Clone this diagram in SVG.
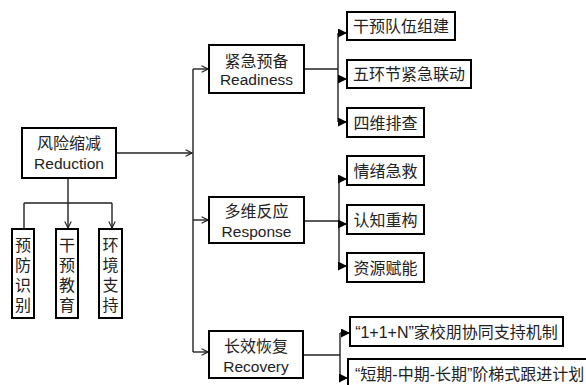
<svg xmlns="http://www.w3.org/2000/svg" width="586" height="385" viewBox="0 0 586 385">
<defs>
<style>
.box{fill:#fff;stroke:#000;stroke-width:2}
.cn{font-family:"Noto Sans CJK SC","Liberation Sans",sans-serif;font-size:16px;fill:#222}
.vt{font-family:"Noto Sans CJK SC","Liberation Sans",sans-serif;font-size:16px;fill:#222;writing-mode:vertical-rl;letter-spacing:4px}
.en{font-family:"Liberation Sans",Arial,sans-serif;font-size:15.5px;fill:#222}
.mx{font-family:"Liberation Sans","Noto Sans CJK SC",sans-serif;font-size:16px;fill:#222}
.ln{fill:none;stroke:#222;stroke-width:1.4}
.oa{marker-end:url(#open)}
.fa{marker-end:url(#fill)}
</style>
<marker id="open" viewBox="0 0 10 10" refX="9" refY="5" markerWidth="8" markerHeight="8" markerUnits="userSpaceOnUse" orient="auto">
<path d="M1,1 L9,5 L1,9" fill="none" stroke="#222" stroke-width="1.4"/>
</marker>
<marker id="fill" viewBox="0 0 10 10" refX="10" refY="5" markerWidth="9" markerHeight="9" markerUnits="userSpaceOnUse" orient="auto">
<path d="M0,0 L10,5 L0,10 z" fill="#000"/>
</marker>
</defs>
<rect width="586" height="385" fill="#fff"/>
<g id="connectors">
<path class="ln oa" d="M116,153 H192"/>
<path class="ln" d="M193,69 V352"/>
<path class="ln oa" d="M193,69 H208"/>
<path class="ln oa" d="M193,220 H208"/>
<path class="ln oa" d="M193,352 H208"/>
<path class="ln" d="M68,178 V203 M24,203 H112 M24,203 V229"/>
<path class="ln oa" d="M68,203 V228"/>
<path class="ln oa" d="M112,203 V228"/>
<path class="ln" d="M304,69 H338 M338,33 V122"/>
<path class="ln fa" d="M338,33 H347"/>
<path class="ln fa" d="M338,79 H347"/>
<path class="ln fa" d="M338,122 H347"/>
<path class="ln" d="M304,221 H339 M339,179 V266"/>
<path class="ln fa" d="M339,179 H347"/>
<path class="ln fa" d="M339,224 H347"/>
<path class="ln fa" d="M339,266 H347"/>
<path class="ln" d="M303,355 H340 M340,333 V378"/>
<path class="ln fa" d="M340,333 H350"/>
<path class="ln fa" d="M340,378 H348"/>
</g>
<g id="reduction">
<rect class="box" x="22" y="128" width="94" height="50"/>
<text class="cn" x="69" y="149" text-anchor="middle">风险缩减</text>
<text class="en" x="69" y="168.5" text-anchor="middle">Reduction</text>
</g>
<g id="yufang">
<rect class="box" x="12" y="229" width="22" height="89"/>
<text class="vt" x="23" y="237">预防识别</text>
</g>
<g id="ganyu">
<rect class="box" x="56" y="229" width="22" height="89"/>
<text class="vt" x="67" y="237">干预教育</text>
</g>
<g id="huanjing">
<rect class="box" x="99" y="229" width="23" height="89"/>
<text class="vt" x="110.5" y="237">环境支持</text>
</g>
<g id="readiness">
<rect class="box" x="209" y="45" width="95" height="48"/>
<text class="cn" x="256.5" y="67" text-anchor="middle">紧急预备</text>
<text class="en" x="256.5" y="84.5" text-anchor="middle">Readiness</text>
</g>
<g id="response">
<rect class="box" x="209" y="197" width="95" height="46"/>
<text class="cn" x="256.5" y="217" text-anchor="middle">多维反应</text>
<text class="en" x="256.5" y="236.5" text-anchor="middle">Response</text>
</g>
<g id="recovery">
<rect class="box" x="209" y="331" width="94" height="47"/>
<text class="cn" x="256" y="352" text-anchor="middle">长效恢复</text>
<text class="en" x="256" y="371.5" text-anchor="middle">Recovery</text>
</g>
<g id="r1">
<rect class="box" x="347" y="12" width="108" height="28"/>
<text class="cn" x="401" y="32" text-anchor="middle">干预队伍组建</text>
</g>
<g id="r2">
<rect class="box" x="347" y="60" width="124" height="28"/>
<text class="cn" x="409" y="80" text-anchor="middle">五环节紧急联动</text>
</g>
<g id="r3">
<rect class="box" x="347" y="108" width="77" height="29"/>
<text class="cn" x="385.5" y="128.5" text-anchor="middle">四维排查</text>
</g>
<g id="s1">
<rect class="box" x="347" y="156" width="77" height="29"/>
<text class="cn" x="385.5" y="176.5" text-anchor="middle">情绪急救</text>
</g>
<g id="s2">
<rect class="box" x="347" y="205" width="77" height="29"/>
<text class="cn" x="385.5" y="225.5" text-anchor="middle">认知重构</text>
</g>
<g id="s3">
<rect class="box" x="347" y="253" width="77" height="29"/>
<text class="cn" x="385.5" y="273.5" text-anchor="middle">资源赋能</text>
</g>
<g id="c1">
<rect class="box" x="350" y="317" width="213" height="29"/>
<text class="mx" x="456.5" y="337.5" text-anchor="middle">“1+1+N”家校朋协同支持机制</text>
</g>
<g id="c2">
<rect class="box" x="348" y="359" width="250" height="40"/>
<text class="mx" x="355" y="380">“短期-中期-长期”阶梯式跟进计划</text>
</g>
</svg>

■ ■ ■ ■ ■ ■ ■

== Task ==
Leave out the pictures and print every line of the data exactly.

== Exercise output ==
Clone this diagram in SVG.
<svg xmlns="http://www.w3.org/2000/svg" width="586" height="385" viewBox="0 0 586 385">
<defs>
<style>
.box{fill:#fff;stroke:#000;stroke-width:2}
.cn{font-family:"Noto Sans CJK SC","Liberation Sans",sans-serif;font-size:16px;fill:#222}
.vt{font-family:"Noto Sans CJK SC","Liberation Sans",sans-serif;font-size:16px;fill:#222;writing-mode:vertical-rl;letter-spacing:4px}
.en{font-family:"Liberation Sans",Arial,sans-serif;font-size:15.5px;fill:#222}
.mx{font-family:"Liberation Sans","Noto Sans CJK SC",sans-serif;font-size:16px;fill:#222}
.ln{fill:none;stroke:#222;stroke-width:1.4}
.oa{marker-end:url(#open)}
.fa{marker-end:url(#fill)}
</style>
<marker id="open" viewBox="0 0 10 10" refX="9" refY="5" markerWidth="8" markerHeight="8" markerUnits="userSpaceOnUse" orient="auto">
<path d="M1,1 L9,5 L1,9" fill="none" stroke="#222" stroke-width="1.4"/>
</marker>
<marker id="fill" viewBox="0 0 10 10" refX="10" refY="5" markerWidth="9" markerHeight="9" markerUnits="userSpaceOnUse" orient="auto">
<path d="M0,0 L10,5 L0,10 z" fill="#000"/>
</marker>
</defs>
<rect width="586" height="385" fill="#fff"/>
<g id="connectors">
<path class="ln oa" d="M116,153 H192"/>
<path class="ln" d="M193,69 V352"/>
<path class="ln oa" d="M193,69 H208"/>
<path class="ln oa" d="M193,220 H208"/>
<path class="ln oa" d="M193,352 H208"/>
<path class="ln" d="M68,178 V203 M24,203 H112 M24,203 V229"/>
<path class="ln oa" d="M68,203 V228"/>
<path class="ln oa" d="M112,203 V228"/>
<path class="ln" d="M304,69 H338 M338,33 V122"/>
<path class="ln fa" d="M338,33 H347"/>
<path class="ln fa" d="M338,79 H347"/>
<path class="ln fa" d="M338,122 H347"/>
<path class="ln" d="M304,221 H339 M339,179 V266"/>
<path class="ln fa" d="M339,179 H347"/>
<path class="ln fa" d="M339,224 H347"/>
<path class="ln fa" d="M339,266 H347"/>
<path class="ln" d="M303,355 H340 M340,333 V378"/>
<path class="ln fa" d="M340,333 H350"/>
<path class="ln fa" d="M340,378 H348"/>
</g>
<g id="reduction">
<rect class="box" x="22" y="128" width="94" height="50"/>
<text class="cn" x="69" y="149" text-anchor="middle">风险缩减</text>
<text class="en" x="69" y="168.5" text-anchor="middle">Reduction</text>
</g>
<g id="yufang">
<rect class="box" x="12" y="229" width="22" height="89"/>
<text class="vt" x="23" y="237">预防识别</text>
</g>
<g id="ganyu">
<rect class="box" x="56" y="229" width="22" height="89"/>
<text class="vt" x="67" y="237">干预教育</text>
</g>
<g id="huanjing">
<rect class="box" x="99" y="229" width="23" height="89"/>
<text class="vt" x="110.5" y="237">环境支持</text>
</g>
<g id="readiness">
<rect class="box" x="209" y="45" width="95" height="48"/>
<text class="cn" x="256.5" y="67" text-anchor="middle">紧急预备</text>
<text class="en" x="256.5" y="84.5" text-anchor="middle">Readiness</text>
</g>
<g id="response">
<rect class="box" x="209" y="197" width="95" height="46"/>
<text class="cn" x="256.5" y="217" text-anchor="middle">多维反应</text>
<text class="en" x="256.5" y="236.5" text-anchor="middle">Response</text>
</g>
<g id="recovery">
<rect class="box" x="209" y="331" width="94" height="47"/>
<text class="cn" x="256" y="352" text-anchor="middle">长效恢复</text>
<text class="en" x="256" y="371.5" text-anchor="middle">Recovery</text>
</g>
<g id="r1">
<rect class="box" x="347" y="12" width="108" height="28"/>
<text class="cn" x="401" y="32" text-anchor="middle">干预队伍组建</text>
</g>
<g id="r2">
<rect class="box" x="347" y="60" width="124" height="28"/>
<text class="cn" x="409" y="80" text-anchor="middle">五环节紧急联动</text>
</g>
<g id="r3">
<rect class="box" x="347" y="108" width="77" height="29"/>
<text class="cn" x="385.5" y="128.5" text-anchor="middle">四维排查</text>
</g>
<g id="s1">
<rect class="box" x="347" y="156" width="77" height="29"/>
<text class="cn" x="385.5" y="176.5" text-anchor="middle">情绪急救</text>
</g>
<g id="s2">
<rect class="box" x="347" y="205" width="77" height="29"/>
<text class="cn" x="385.5" y="225.5" text-anchor="middle">认知重构</text>
</g>
<g id="s3">
<rect class="box" x="347" y="253" width="77" height="29"/>
<text class="cn" x="385.5" y="273.5" text-anchor="middle">资源赋能</text>
</g>
<g id="c1">
<rect class="box" x="350" y="317" width="213" height="29"/>
<text class="mx" x="456.5" y="337.5" text-anchor="middle">“1+1+N”家校朋协同支持机制</text>
</g>
<g id="c2">
<rect class="box" x="348" y="359" width="250" height="40"/>
<text class="mx" x="355" y="380">“短期-中期-长期”阶梯式跟进计划</text>
</g>
</svg>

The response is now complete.